Supplied data:
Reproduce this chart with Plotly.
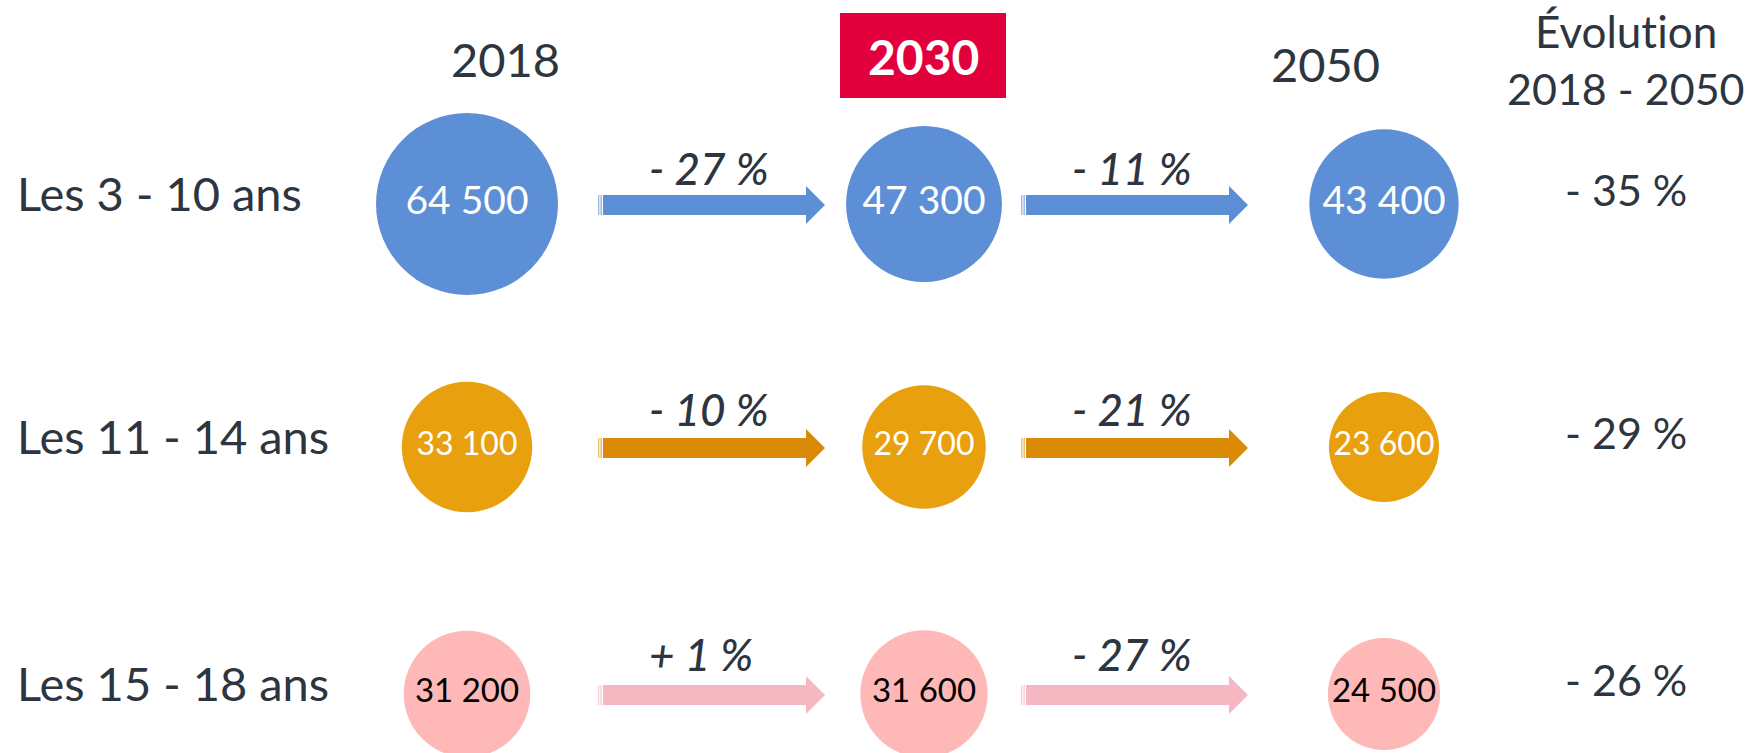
import plotly.graph_objects as go
import math

# ---------------- data ----------------
groups = ["Les 3 - 10 ans", "Les 11 - 14 ans", "Les 15 - 18 ans"]
years = ["2018", "2030", "2050"]
pop_2018 = [64500, 33100, 31200]
pop_2030 = [47300, 29700, 31600]
pop_2050 = [43400, 23600, 24500]
evol_2018_2030 = ["- 27 %", "- 10 %", "+ 1 %"]
evol_2030_2050 = ["- 11 %", "- 21 %", "- 27 %"]
evol_2018_2050 = ["- 35 %", "- 29 %", "- 26 %"]
evol_header = ["Évolut\u200cion", "2018 - 2050"]

# ---------------- styling / layout ----------------
W, H = 1750, 753
FONT = "Lato"
TXT = "#2d3540"
circle_colors = ["#5d8fd6", "#e8a00e", "#ffb8b8"]
arrow_colors = ["#5b8ed5", "#d98b08", "#f5b7c2"]
stripe_colors = ["#9dbbe6", "#ecbf6f", "#f9d3da"]
num_colors = ["white", "white", "black"]
num_sizes = [39, 32, 33]

col_x = [467, 924, 1384]
row_y = [204, 447, 694]
max_diam = 182.0
max_val = max(pop_2018 + pop_2030 + pop_2050)

def diam(v):
    return max_diam * math.sqrt(v / max_val)

def fmt(v):
    return f"{v:,}".replace(",", " ")

fig = go.Figure()
series = [pop_2018, pop_2030, pop_2050]
shapes = []
annotations = []

# arrows between columns (drawn first so circles sit on top)
arrow_spans = [(598, 825), (1021, 1248)]
labels_by_span = [evol_2018_2030, evol_2030_2050]
label_dy = [-37, -39, -41]
for r in range(3):
    yc = row_y[r] + 1
    for (x0, x1), labs in zip(arrow_spans, labels_by_span):
        bh = 10  # half body thickness
        hh = 19  # half head height
        hl = 19  # head length
        xb = x1 - hl
        shapes.append(dict(type="rect", xref="x", yref="y", x0=x0, x1=x0 + 1.4,
                           y0=yc - bh, y1=yc + bh, fillcolor=stripe_colors[r], line=dict(width=0), layer="below"))
        shapes.append(dict(type="rect", xref="x", yref="y", x0=x0 + 2.4, x1=x0 + 4.0,
                           y0=yc - bh, y1=yc + bh, fillcolor=stripe_colors[r], line=dict(width=0), layer="below"))
        path = (f"M {x0+5},{yc-bh} L {xb},{yc-bh} L {xb},{yc-hh} L {x1},{yc} "
                f"L {xb},{yc+hh} L {xb},{yc+bh} L {x0+5},{yc+bh} Z")
        shapes.append(dict(type="path", xref="x", yref="y", path=path,
                           fillcolor=arrow_colors[r], line=dict(width=0), layer="below"))
        annotations.append(dict(x=x0 + 49, y=yc + label_dy[r], xref="x", yref="y", text=labs[r],
                                showarrow=False, xanchor="left", yanchor="middle",
                                font=dict(family=FONT, size=44, color=TXT, style="italic", weight=500)))

# circles
for r in range(3):
    vals = [s[r] for s in series]
    fig.add_trace(go.Scatter(
        x=col_x, y=[row_y[r]] * 3, mode="markers+text",
        marker=dict(size=[diam(v) for v in vals], sizemode="diameter",
                    color=circle_colors[r], line=dict(width=0), opacity=1),
        text=[fmt(v) for v in vals], textposition="middle center",
        textfont=dict(family=FONT, size=num_sizes[r], color=num_colors[r]),
        hoverinfo="skip", showlegend=False, cliponaxis=False))

# row labels and total evolution
for r in range(3):
    annotations.append(dict(x=15, y=row_y[r] - 11, xref="x", yref="y", text=groups[r],
                            showarrow=False, xanchor="left", yanchor="middle",
                            font=dict(family=FONT, size=47, color=TXT)))
    annotations.append(dict(x=1626, y=row_y[r] - 15, xref="x", yref="y", text=evol_2018_2050[r],
                            showarrow=False, xanchor="center", yanchor="middle",
                            font=dict(family=FONT, size=43, color=TXT)))

# column headers
header_pos = [(505, 58.5), (923, 56), (1325, 63.5)]
for i, (yr, (hx, hy)) in enumerate(zip(years, header_pos)):
    if i == 1:
        shapes.append(dict(type="rect", xref="x", yref="y", x0=840, x1=1006, y0=13, y1=98,
                           fillcolor="#e2003c", line=dict(width=0), layer="below"))
        annotations.append(dict(x=hx, y=hy, xref="x", yref="y", text=f"<b>{yr}</b>",
                                showarrow=False, xanchor="center", yanchor="middle",
                                font=dict(family=FONT, size=48, color="white")))
    else:
        annotations.append(dict(x=hx, y=hy, xref="x", yref="y", text=yr,
                                showarrow=False, xanchor="center", yanchor="middle",
                                font=dict(family=FONT, size=47, color=TXT)))

for txt, hy, sz in zip(evol_header, [31, 88], [44, 43]):
    annotations.append(dict(x=1626, y=hy, xref="x", yref="y", text=txt,
                            showarrow=False, xanchor="center", yanchor="middle",
                            font=dict(family=FONT, size=sz, color=TXT)))

fig.update_layout(
    width=W, height=H,
    margin=dict(l=0, r=0, t=0, b=0),
    paper_bgcolor="white", plot_bgcolor="white",
    xaxis=dict(range=[0, W], visible=False, fixedrange=True),
    yaxis=dict(range=[H, 0], visible=False, fixedrange=True),
    shapes=shapes, annotations=annotations,
)

fig.write_html(
    "out.html",
    config={"displayModeBar": False},
    post_script="document.body.style.margin='0px';document.body.style.padding='0px';"
                "document.body.style.overflow='hidden';",
)
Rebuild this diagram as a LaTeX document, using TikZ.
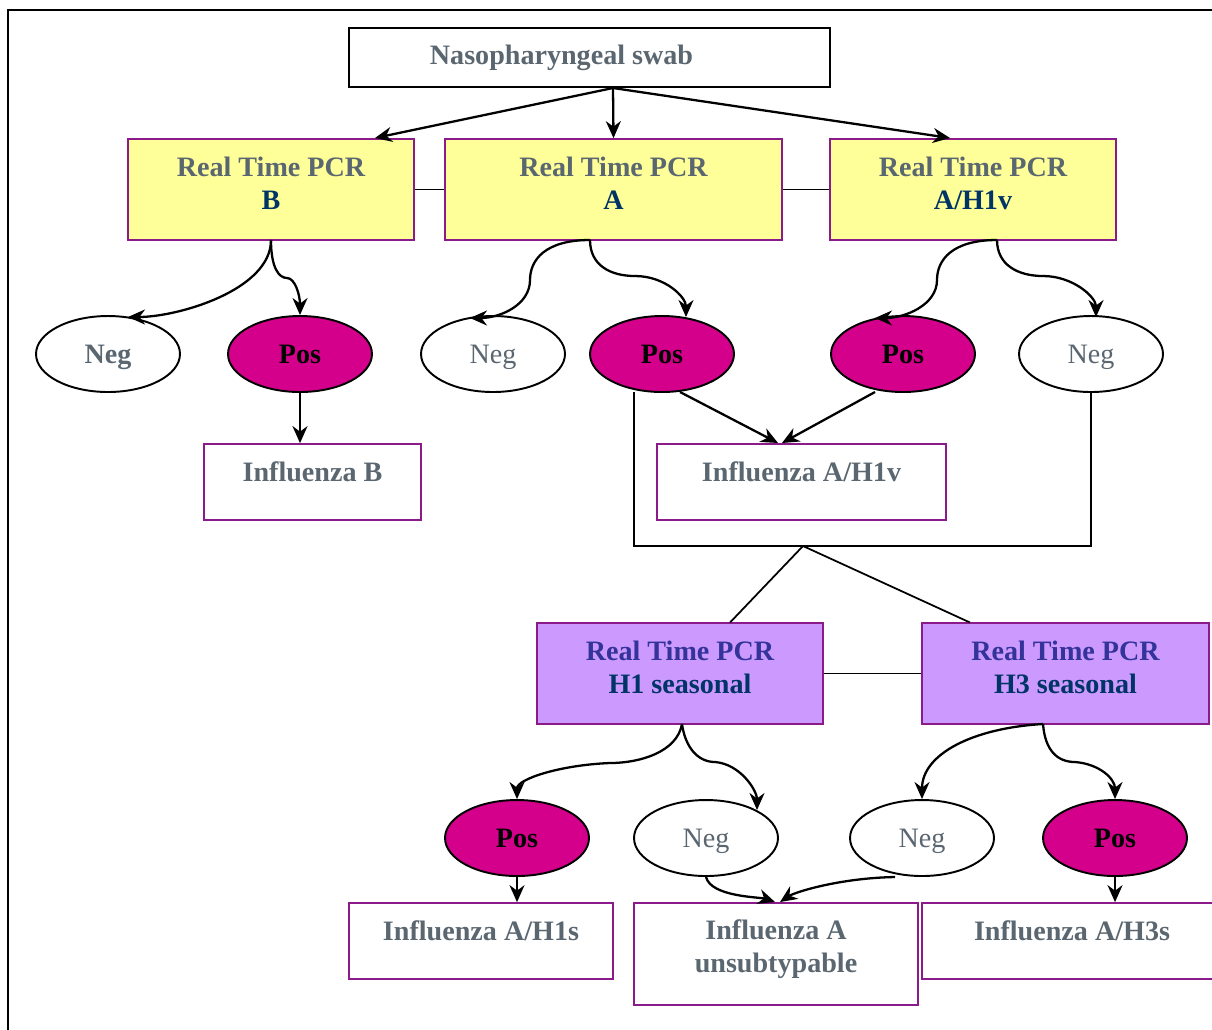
\documentclass[tikz,border=0pt]{standalone}
\usepackage{fontspec}
\setmainfont{Liberation Serif}
\usetikzlibrary{arrows.meta,shapes.geometric}
\definecolor{txtgray}{HTML}{5A6670}
\definecolor{navy}{HTML}{003366}
\definecolor{indigo}{HTML}{333399}
\definecolor{pcryellow}{HTML}{FFFF99}
\definecolor{sublilac}{HTML}{CC99FF}
\definecolor{boxpurple}{HTML}{8B1A8B}
\definecolor{posmagenta}{HTML}{D4008C}
\tikzset{
  base/.style={font=\fontsize{16}{19}\selectfont\bfseries,align=center,inner sep=0pt},
  swabbox/.style={base,draw,line width=1pt,text=txtgray,minimum width=9.62cm,minimum height=1.18cm},
  pcrbox/.style={base,draw=boxpurple,line width=1pt,fill=pcryellow,text=txtgray,minimum height=2.02cm,text depth=0.26cm},
  subbox/.style={base,draw=boxpurple,line width=1pt,fill=sublilac,text=indigo,minimum height=2.02cm,text depth=0.26cm},
  resbox/.style={base,draw=boxpurple,line width=1pt,text=txtgray,minimum height=1.52cm,text depth=0.4cm},
  posnode/.style={base,ellipse,draw,line width=1.1pt,fill=posmagenta,minimum width=2.88cm,minimum height=1.52cm,text depth=0pt},
  negnode/.style={base,ellipse,draw,line width=1.1pt,text=txtgray,minimum width=2.88cm,minimum height=1.52cm,text depth=0pt},
  neglight/.style={negnode,font=\fontsize{16}{19}\selectfont\mdseries},
  link/.style={->,line width=1.3pt},
}
\begin{document}
\begin{tikzpicture}[x=0.02cm,y=0.02cm,>={Stealth[length=3.4mm,width=3mm]}]
\path[use as bounding box] (0,0) rectangle (1212,-1029);
\begin{scope}
\clip (0,0) rectangle (1212,-1029);
\draw[line width=1pt] (8,-1040) -- (8,-10) -- (1220,-10);
\node[swabbox] (swab) at (589.5,-57.5) {Nasopharyngeal swab\hspace*{1.12cm}};
\node[pcrbox,minimum width=5.72cm] (pcrB) at (271,-189.5) {Real Time PCR\\\textcolor{navy}{B}};
\node[pcrbox,minimum width=6.74cm] (pcrA) at (613.5,-189.5) {Real Time PCR\\\textcolor{navy}{A}};
\node[pcrbox,minimum width=5.72cm] (pcrV) at (973,-189.5) {Real Time PCR\\\textcolor{navy}{A/H1v}};
\draw[line width=1pt] (pcrB) -- (pcrA);
\draw[line width=1pt] (pcrA) -- (pcrV);
\coordinate (fork) at (613,-88);
\draw[link] (fork) -- (375,-138);
\draw[link] (fork) -- (pcrA.north);
\draw[link] (fork) -- (950,-138);
\node[negnode] (neg1) at (108,-354) {Neg};
\node[posnode] (pos1) at (300,-354) {Pos};
\node[neglight] (neg2) at (493,-354) {Neg};
\node[posnode] (pos2) at (662,-354) {Pos};
\node[posnode] (pos3) at (903,-354) {Pos};
\node[neglight] (neg3) at (1091,-354) {Neg};
\draw[link] (271,-240) .. controls +(0,-50) and +(50,0) .. (128,-317);
\draw[link] (271,-240) .. controls +(0,-28) and +(-8,0) .. (287,-278) .. controls +(8,0) and +(0,20) .. (pos1.north);
\draw[link] (590,-240) .. controls +(-45,0) and +(0,20) .. (530,-280) .. controls +(0,-25) and +(30,0) .. (470,-318);
\draw[link] (590,-240) .. controls +(0,-25) and +(-25,0) .. (635,-276) .. controls +(30,0) and +(0,20) .. (686,-317);
\draw[link] (997,-240) .. controls +(-45,0) and +(0,20) .. (937,-280) .. controls +(0,-25) and +(30,0) .. (875,-318);
\draw[link] (997,-240) .. controls +(0,-25) and +(-25,0) .. (1043,-276) .. controls +(30,0) and +(0,20) .. (1096,-317);
\node[resbox,minimum width=4.34cm] (infB) at (312.5,-482) {Influenza B};
\node[resbox,minimum width=5.78cm] (infV) at (801.5,-482) {Influenza A/H1v};
\draw[link] (pos1) -- (pos1 |- infB.north);
\draw[link] (680,-392) -- (778,-443);
\draw[link] (875,-392) -- (782,-443);
\coordinate (join) at (803,-546);
\draw[line width=1pt] (634,-392) -- (634,-546) -- (1091,-546) -- (neg3.south);
\node[subbox,minimum width=5.72cm] (pcrH1) at (680,-673.5) {Real Time PCR\\\textcolor{navy}{H1 seasonal}};
\node[subbox,minimum width=5.74cm] (pcrH3) at (1065.5,-673.5) {Real Time PCR\\\textcolor{navy}{H3 seasonal}};
\draw[line width=1pt] (join) -- (730,-622.5);
\draw[line width=1pt] (join) -- (970,-622.5);
\draw[line width=1pt] (pcrH1) -- (pcrH3);
\node[posnode] (pos4) at (517,-838) {Pos};
\node[neglight] (neg4) at (706,-838) {Neg};
\node[neglight] (neg5) at (922,-838) {Neg};
\node[posnode] (pos5) at (1115,-838) {Pos};
\draw[link] (682,-724) .. controls +(-5,-28) and +(30,0) .. (610,-763) .. controls +(-50,-2) and +(0,20) .. (pos4.north);
\draw[link] (682,-724) .. controls +(3,-22) and +(-18,0) .. (715,-762) .. controls +(25,-2) and +(0,20) .. (757,-810);
\draw[link] (1043,-724) .. controls +(-70,-4) and +(0,45) .. (neg5.north);
\draw[link] (1043,-724) .. controls +(2,-26) and +(-18,0) .. (1075,-762) .. controls +(25,-2) and +(0,20) .. (pos5.north);
\node[resbox,minimum width=5.28cm] (infH1s) at (481,-941) {Influenza A/H1s};
\node[resbox,minimum width=5.68cm,minimum height=2.04cm,text depth=0.32cm] (infU) at (776,-954) {Influenza A\\unsubtypable};
\node[resbox,minimum width=6cm] (infH3s) at (1072,-941) {Influenza A/H3s};
\draw[link] (pos4) -- (pos4 |- infH1s.north);
\draw[link] (pos5) -- (pos5 |- infH3s.north);
\draw[link] (neg4.south) .. controls +(5,-20) and +(-15,5) .. (775,-902);
\draw[link] (895,-877) .. controls +(-55,-1) and +(15,10) .. (780,-902);
\end{scope}
\end{tikzpicture}
\end{document}
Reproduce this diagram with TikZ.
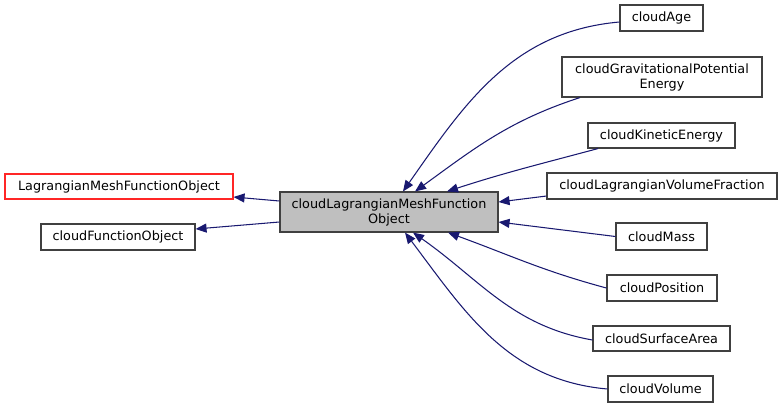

Short problem:
Report how many lines of the data hold the string "this"; give only the number.

Complete output:
3